SHORT PROBLEM -> Look at the data below and print exactly the lines from its first line through the line with "const bluesDomain = [0,12.5,25,37.5,50,62.5,75,87.5,100];"; the pictures stay out of the copy.

INFORMATION PROVIDED ->
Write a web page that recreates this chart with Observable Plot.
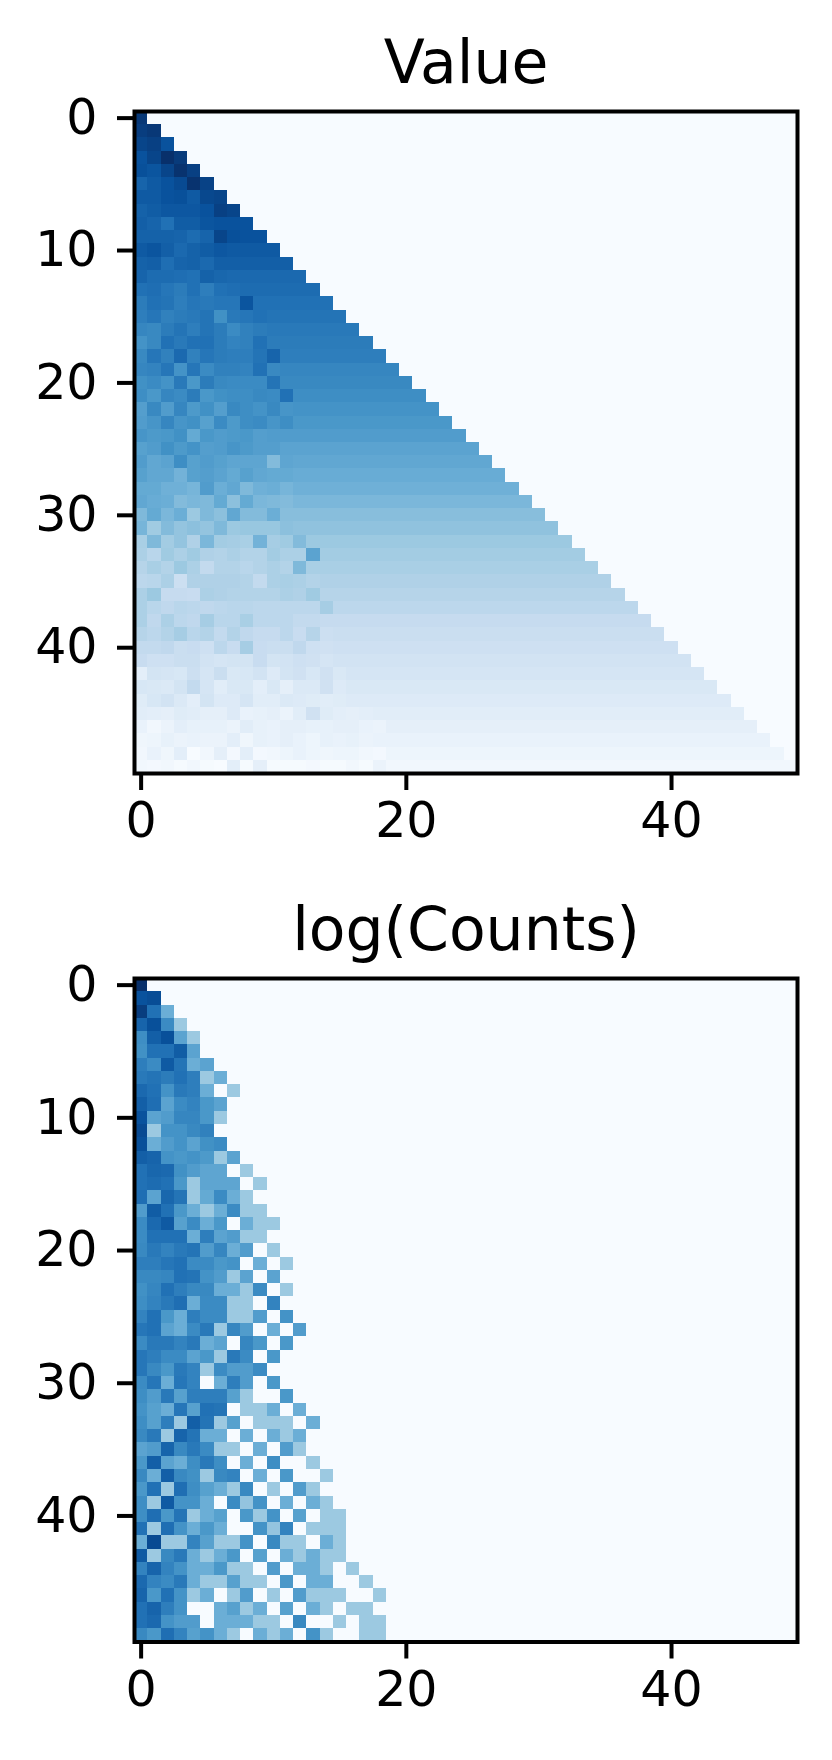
<!DOCTYPE html>
<html>
<head>
<meta charset="utf-8">
<script src="https://cdn.jsdelivr.net/npm/d3@7"></script>
<script src="https://cdn.jsdelivr.net/npm/@observablehq/plot@0.6"></script>
<style>
html,body{margin:0;padding:0;background:#fff}
svg{display:block}
</style>
</head>
<body>
<div id="chart"></div>
<script>
const titles = ["Value", "log(Counts)"];
const xTickValues = [0, 20, 40];
const yTickValues = [0, 10, 20, 30, 40];
const gridSize = 50;
const blues = ["#f7fbff","#deebf7","#c6dbef","#9ecae1","#6baed6","#4292c6","#2171b5","#08519c","#08306b"];
const bluesDomain = [0,12.5,25,37.5,50,62.5,75,87.5,100];

// Value panel: left-hand noisy cells of each row
const valueLeft = [
[97],[95,97],[92,94,87],[87,92,100,96],[88,86,92,99,94],[80,84,87,90,99,93],
[84,84,87,88,84,91,92],[81,83,85,85,85,87,94,92],[82,80,75,83,83,86,87,87,87],
[81,81,81,80,77,80,92,88,87,87],[84,86,82,78,81,83,85,84,84,84,84],
[81,82,76,80,81,78,82,82,82,82,82,82],[80,77,77,76,75,81,79,78,78,78,78,78,78],
[75,76,73,71,75,70,75,76],[71,75,74,70,73,72,73,73,86,75],[70,73,69,71,72,74,63,72,73,75],
[67,66,71,74,70,74,71,65,69,71],[62,66,75,72,75,75,71,68,69,75],
[66,73,69,78,69,73,71,70,70,74,80],[67,68,73,62,73,65,69,69,68,75,66],
[63,65,62,72,60,71,66,65,65,65,74],[64,60,67,65,71,60,63,64,64,66,65,75],
[57,66,58,67,59,63,57,66,64,62,66,61],[58,61,67,61,63,56,65,59,64,65,61,64],
[61,59,60,63,52,60,58,59,60,57,58,58],[56,58,63,59,62,57,58,61,59,57,57,55],
[58,53,55,64,56,58,56,54,54,54,44,54],[56,53,53,48,56,57,55,52,56,53,52,52],
[52,52,49,49,47,58,50,53,45,49,50,47],[53,51,50,44,46,45,52,42,52,46,45,44],
[45,52,46,50,38,45,42,53,44,44,50,43],[47,37,44,40,42,40,45,38,39,39,39,42],
[34,45,36,40,32,46,36,35,34,48,35,37,44],[33,29,37,33,37,32,31,33,31,31,36,33,33,55],
[30,34,31,38,33,26,31,31,29,31,33,31,45],[28,29,33,22,32,32,32,32,31,26,33,34,33,31],
[33,38,25,25,24,33,32,31,31,31,31,33,32,37],[33,29,27,29,28,27,28,29,29,28,28,28,28,28,35],
[33,27,33,28,27,35,29,29,34,28,28,28,26,26,25],[30,28,31,35,29,31,26,31,27,25,25,28,24,30,22],
[26,26,27,23,24,21,28,24,35,24,23,23,27,21,20],[24,21,21,23,23,19,17,18,18,24,18,19,21,20,17],
[10,18,17,16,22,17,23,15,16,19,13,18,20,16,20,15],[16,15,14,18,26,17,11,15,15,10,15,9,14,14,20,13],
[12,16,19,14,10,18,13,13,17,11,11,14,13,12,11,12,13],[11,10,9,12,11,9,9,13,7,8,9,6,11,20,12,10,9,10],
[7,3,6,10,8,8,8,6,11,8,7,9,9,8,8,9,9,7,6],[4,5,8,6,7,6,6,10,4,8,7,9,7,5,8,7,8,6,7],
[3,7,4,10,0,3,9,2,10,2,3,5,7,5,4,5,5,3,2],[3,2,3,1,3,1,0,10,1,9,1,1,1,2,1,1,3,1,6]
];
// Value panel: the nearly uniform colour of each row's right-hand part
const valueTail = [97,97,87,96,94,93,92,92,87,87,84,82,78,77,75,74,72,71,70,67,66,64,62,60,58,55,53,51,49,46,43,41,38,36,34,32,30,28,25,23,21,19,17,15,13,11,9,7,5,3];

// log(Counts) panel: cells of each row, 0 is the background colour
const countRows = [
[100],[87,89],[95,75,50],[80,88,65,38],[64,82,88,55,38],[63,75,75,83,55],
[70,65,84,74,50,55],[72,74,71,75,70,38,50],[78,75,62,72,70,50,0,38],
[82,76,55,65,68,60,55],[87,55,58,67,67,60,38],[90,38,62,62,66,69],
[88,50,58,62,55,63,65],[82,80,62,60,62,59,38,55],[75,79,78,63,58,54,54,0,38],
[75,77,75,60,38,54,54,54,0,38],[76,55,79,74,38,52,65,50,38,0],
[58,83,75,60,50,38,50,65,38,38],[65,78,84,56,65,50,60,0,50,38,38],
[65,75,75,75,50,70,55,58,38,38],[66,72,68,72,74,58,67,50,58,0,38],
[70,70,73,75,65,65,60,62,0,50,0,38],[66,66,67,75,74,62,58,38,55,0,55],
[63,67,75,70,66,66,50,50,38,65,0,38],[64,68,72,76,50,65,65,38,38,0,68],
[68,75,60,50,70,65,65,38,38,58,0,62],[73,75,55,50,65,72,38,67,58,0,50,0,58],
[65,72,72,68,72,50,55,0,67,60,0,60],[73,70,65,65,55,60,38,72,65,0,60],
[73,66,60,72,68,38,65,58,58,65],[65,73,50,73,68,0,50,70,58,0,60],
[64,58,72,56,70,70,70,56,38,0,0,60],[62,56,50,73,56,75,74,0,38,38,50,0,50],
[64,56,70,38,82,74,38,56,0,38,38,38,0,50],[66,72,38,80,74,50,50,0,50,0,50,38,50],
[55,58,80,66,72,65,38,38,0,50,0,58,38],[60,82,55,50,64,72,64,0,50,0,64,0,0,38],
[66,50,82,66,63,38,66,68,0,50,0,60,0,0,38],[60,75,38,76,64,56,50,38,66,0,38,0,58,38],
[64,38,84,62,62,50,0,65,40,62,0,50,0,50,38],[64,76,60,74,38,50,56,0,60,38,62,0,56,0,38,38],
[75,38,76,62,50,60,50,0,0,62,40,68,0,38,38,38],[50,90,38,38,68,56,38,38,62,0,66,38,38,0,50,38],
[84,38,66,72,50,38,50,60,0,56,0,50,38,50,38,38],[68,80,68,62,50,50,60,38,38,0,58,0,50,50,38,0,38],
[78,68,65,72,50,38,38,56,38,38,0,60,0,50,50,0,0,38],[80,60,75,62,38,50,0,38,58,0,38,0,58,38,38,38,0,0,38],
[75,80,70,62,0,0,50,56,38,50,0,56,0,50,38,0,38,38],[75,78,62,58,58,0,50,50,50,38,38,0,66,0,0,38,0,38,38],
[66,60,76,68,56,62,50,38,0,50,38,50,0,62,38,0,0,38,38]
];

const indices = d3.range(gridSize);
const valueCells = indices.flatMap(r => indices.map(c => ({
  r, c, v: c > r ? 0 : (c < valueLeft[r].length ? valueLeft[r][c] : valueTail[r])
})));
const countCells = indices.flatMap(r => indices.map(c => ({
  r, c, v: countRows[r][c] ?? 0
})));

function panel(title, cells, marginTop, marginBottom, titleDy) {
  return Plot.plot({
    width: 832,
    height: 880,
    marginLeft: 134,
    marginRight: 35,
    marginTop,
    marginBottom,
    style: {fontFamily: "'DejaVu Sans'", background: "white", overflow: "visible"},
    x: {type: "band", domain: indices, padding: 0, round: false, label: null},
    y: {type: "band", domain: indices, padding: 0, round: false, label: null},
    color: {type: "linear", domain: bluesDomain, range: blues, clamp: true},
    marks: [
      Plot.cell(cells, {x: "c", y: "r", fill: "v", shapeRendering: "crispEdges"}),
      Plot.frame({stroke: "black", strokeWidth: 4}),
      Plot.axisX({anchor: "bottom", ticks: xTickValues, tickFormat: d => String(d), tickSize: 17, tickPadding: 12, fontSize: 49, strokeWidth: 4, stroke: "black", fill: "black", label: null}),
      Plot.axisY({anchor: "left", ticks: yTickValues, tickFormat: d => String(d), tickSize: 17, tickPadding: 20, fontSize: 49, strokeWidth: 4, stroke: "black", fill: "black", label: null}),
      Plot.text([title], {text: d => d, frameAnchor: "top", dy: titleDy, fontSize: 60, fill: "black", lineAnchor: "bottom"})
    ]
  });
}

const root = document.getElementById("chart");
root.append(panel(titles[0], valueCells, 111, 107, -29));
root.append(panel(titles[1], countCells, 98, 118.5, -29));
</script>
</body>
</html>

THE RESPONSE ->
Write a web page that recreates this chart with Observable Plot.
<!DOCTYPE html>
<html>
<head>
<meta charset="utf-8">
<script src="https://cdn.jsdelivr.net/npm/d3@7"></script>
<script src="https://cdn.jsdelivr.net/npm/@observablehq/plot@0.6"></script>
<style>
html,body{margin:0;padding:0;background:#fff}
svg{display:block}
</style>
</head>
<body>
<div id="chart"></div>
<script>
const titles = ["Value", "log(Counts)"];
const xTickValues = [0, 20, 40];
const yTickValues = [0, 10, 20, 30, 40];
const gridSize = 50;
const blues = ["#f7fbff","#deebf7","#c6dbef","#9ecae1","#6baed6","#4292c6","#2171b5","#08519c","#08306b"];
const bluesDomain = [0,12.5,25,37.5,50,62.5,75,87.5,100];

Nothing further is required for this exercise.